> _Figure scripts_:
────────────────
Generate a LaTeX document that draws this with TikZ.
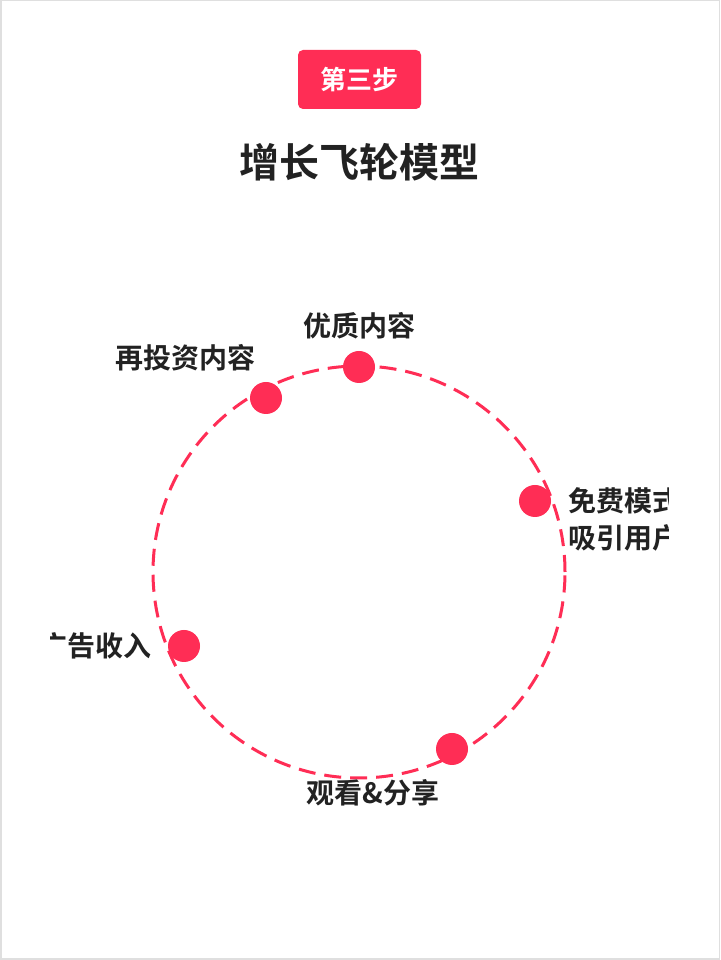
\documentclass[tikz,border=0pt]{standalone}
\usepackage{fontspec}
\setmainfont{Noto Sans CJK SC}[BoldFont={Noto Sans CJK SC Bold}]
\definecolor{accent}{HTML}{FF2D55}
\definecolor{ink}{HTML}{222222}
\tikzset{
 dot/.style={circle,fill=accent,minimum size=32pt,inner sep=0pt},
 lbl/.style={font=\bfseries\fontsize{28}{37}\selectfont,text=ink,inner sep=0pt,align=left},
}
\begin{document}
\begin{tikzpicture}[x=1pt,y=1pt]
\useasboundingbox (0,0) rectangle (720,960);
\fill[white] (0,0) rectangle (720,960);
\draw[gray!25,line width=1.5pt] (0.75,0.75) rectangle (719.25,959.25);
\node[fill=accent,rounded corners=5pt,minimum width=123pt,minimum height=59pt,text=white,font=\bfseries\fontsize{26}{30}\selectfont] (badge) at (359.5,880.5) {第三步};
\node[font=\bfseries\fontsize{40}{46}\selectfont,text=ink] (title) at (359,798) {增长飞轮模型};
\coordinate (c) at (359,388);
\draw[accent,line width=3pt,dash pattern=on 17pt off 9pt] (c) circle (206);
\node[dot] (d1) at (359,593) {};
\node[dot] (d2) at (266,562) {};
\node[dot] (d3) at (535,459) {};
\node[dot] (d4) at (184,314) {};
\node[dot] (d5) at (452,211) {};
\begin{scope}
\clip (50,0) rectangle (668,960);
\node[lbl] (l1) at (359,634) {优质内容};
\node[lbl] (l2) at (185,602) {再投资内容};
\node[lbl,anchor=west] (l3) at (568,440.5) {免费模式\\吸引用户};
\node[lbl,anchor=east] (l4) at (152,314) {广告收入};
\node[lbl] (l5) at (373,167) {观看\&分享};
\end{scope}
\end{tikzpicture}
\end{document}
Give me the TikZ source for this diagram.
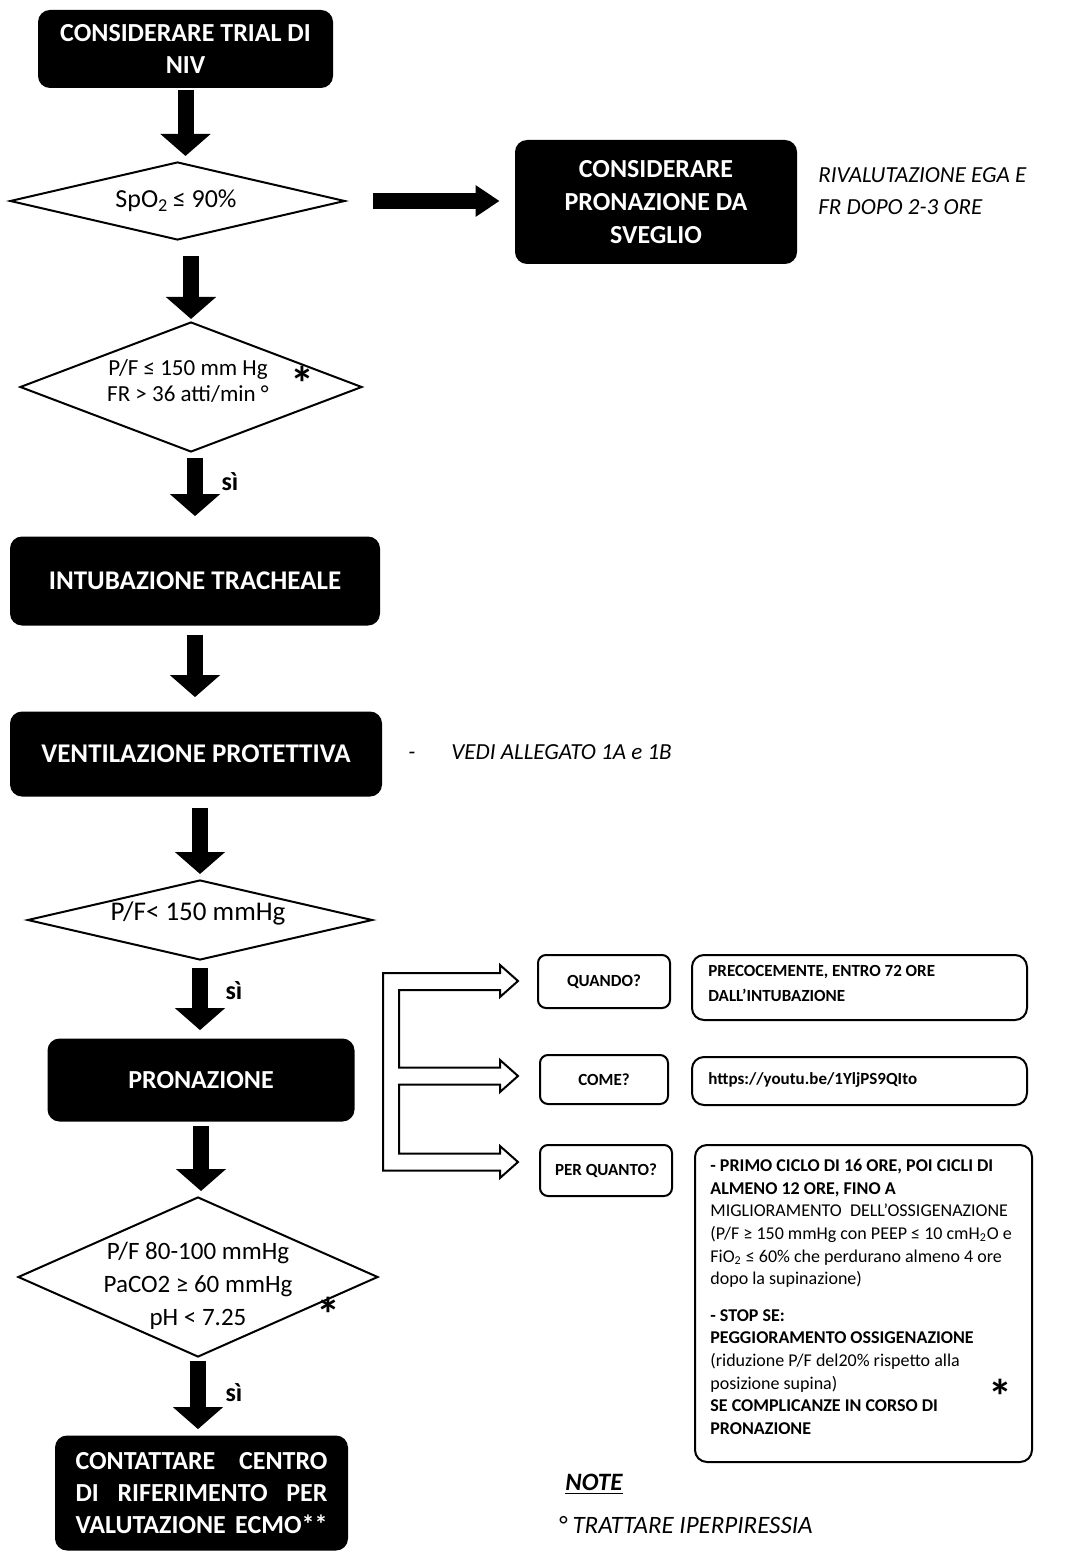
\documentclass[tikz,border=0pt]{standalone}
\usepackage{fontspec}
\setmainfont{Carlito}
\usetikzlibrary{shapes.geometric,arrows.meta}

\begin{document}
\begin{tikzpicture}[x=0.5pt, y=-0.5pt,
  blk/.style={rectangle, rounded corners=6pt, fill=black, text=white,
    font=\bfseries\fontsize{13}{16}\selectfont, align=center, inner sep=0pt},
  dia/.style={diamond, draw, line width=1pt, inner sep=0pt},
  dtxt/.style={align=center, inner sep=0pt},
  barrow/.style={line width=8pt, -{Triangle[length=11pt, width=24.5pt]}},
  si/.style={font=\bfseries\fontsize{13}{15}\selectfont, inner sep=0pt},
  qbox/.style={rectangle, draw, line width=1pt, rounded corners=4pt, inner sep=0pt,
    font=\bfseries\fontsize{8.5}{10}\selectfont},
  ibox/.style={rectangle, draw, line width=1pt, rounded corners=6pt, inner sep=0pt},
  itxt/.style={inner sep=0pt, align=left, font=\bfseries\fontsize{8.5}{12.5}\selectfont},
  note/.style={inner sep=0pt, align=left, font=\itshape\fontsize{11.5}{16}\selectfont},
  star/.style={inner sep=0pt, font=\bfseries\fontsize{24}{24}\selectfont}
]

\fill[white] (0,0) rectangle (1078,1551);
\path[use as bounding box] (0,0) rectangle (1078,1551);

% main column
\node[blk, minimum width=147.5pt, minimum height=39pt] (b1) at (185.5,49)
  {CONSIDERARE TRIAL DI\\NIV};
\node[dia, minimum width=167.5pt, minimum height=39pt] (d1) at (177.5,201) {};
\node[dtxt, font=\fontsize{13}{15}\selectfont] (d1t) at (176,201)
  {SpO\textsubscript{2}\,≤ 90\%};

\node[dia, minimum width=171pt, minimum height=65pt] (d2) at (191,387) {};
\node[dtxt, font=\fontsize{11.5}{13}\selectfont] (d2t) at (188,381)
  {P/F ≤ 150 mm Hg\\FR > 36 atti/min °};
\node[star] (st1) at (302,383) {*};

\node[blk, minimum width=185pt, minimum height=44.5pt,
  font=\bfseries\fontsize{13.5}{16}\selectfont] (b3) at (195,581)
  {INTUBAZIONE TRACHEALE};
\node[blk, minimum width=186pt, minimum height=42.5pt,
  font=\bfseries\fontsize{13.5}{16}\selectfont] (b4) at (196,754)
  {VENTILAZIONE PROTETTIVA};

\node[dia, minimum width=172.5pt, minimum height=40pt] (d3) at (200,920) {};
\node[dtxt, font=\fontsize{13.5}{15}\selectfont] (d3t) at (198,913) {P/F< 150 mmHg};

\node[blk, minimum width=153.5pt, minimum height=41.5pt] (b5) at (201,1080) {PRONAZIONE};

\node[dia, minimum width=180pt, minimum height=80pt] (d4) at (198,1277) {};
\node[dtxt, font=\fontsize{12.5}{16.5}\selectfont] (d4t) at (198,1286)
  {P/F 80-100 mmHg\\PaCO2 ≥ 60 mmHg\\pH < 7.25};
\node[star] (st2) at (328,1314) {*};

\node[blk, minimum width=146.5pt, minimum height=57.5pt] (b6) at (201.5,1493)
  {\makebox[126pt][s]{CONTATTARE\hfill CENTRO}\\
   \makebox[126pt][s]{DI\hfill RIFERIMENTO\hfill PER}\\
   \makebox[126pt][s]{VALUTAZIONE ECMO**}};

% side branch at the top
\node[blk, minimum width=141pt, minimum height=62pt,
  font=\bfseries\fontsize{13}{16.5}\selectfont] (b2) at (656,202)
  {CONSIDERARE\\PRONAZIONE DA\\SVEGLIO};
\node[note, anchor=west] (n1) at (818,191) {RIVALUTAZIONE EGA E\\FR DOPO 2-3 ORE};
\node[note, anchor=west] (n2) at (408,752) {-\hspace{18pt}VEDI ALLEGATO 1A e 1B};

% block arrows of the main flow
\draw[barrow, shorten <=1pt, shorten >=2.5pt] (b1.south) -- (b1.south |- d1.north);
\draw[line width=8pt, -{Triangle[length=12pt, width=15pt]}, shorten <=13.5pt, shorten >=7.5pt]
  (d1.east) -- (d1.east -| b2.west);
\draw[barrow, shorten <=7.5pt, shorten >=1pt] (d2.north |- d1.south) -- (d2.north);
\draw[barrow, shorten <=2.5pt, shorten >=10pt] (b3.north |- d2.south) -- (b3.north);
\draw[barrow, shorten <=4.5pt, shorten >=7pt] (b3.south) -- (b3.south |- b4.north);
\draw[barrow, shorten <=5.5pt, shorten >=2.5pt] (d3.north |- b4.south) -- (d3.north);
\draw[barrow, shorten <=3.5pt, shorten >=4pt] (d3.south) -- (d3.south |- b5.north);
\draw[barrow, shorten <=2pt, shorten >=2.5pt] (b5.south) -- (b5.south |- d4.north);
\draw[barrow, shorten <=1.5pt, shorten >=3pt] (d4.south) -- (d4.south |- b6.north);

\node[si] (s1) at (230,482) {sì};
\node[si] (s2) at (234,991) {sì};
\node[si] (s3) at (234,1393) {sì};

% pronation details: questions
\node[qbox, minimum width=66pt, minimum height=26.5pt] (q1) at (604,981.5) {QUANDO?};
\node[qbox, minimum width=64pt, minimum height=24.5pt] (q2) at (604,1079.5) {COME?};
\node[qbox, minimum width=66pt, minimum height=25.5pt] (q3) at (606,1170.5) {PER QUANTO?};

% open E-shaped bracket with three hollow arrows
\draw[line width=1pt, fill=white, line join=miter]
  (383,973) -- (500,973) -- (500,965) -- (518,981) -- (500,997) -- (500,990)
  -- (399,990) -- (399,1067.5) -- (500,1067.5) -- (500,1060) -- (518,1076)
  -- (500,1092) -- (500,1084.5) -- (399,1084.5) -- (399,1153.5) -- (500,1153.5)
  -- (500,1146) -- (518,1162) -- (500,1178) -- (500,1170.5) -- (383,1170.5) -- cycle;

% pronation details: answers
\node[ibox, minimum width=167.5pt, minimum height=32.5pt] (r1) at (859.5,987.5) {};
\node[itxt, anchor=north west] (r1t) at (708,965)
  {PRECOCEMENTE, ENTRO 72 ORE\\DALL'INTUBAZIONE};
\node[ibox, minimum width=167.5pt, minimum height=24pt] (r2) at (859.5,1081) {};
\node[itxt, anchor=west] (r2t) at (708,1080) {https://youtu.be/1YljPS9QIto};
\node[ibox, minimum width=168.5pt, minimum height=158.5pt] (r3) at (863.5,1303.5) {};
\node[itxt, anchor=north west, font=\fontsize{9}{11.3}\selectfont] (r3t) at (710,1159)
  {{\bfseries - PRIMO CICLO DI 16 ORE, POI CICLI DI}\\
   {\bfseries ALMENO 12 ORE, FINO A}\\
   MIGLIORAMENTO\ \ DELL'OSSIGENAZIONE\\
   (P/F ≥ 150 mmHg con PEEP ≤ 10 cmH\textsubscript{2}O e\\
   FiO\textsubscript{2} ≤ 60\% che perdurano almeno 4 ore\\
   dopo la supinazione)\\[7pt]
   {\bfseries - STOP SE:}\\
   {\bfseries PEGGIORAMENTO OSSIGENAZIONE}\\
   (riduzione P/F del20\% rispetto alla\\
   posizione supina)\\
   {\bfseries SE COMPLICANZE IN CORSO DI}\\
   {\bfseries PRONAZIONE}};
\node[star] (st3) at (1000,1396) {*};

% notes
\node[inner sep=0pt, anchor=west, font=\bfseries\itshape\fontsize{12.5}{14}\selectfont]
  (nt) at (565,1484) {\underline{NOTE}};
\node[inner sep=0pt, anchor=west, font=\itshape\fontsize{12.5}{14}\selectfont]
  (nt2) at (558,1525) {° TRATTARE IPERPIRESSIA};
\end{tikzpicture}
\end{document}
────────────────
> _Request_: Copy each line of the preceding data that contains the string "this".

> _Exercise answer_:
Generate a LaTeX document that draws this with TikZ.
Give me the TikZ source for this diagram.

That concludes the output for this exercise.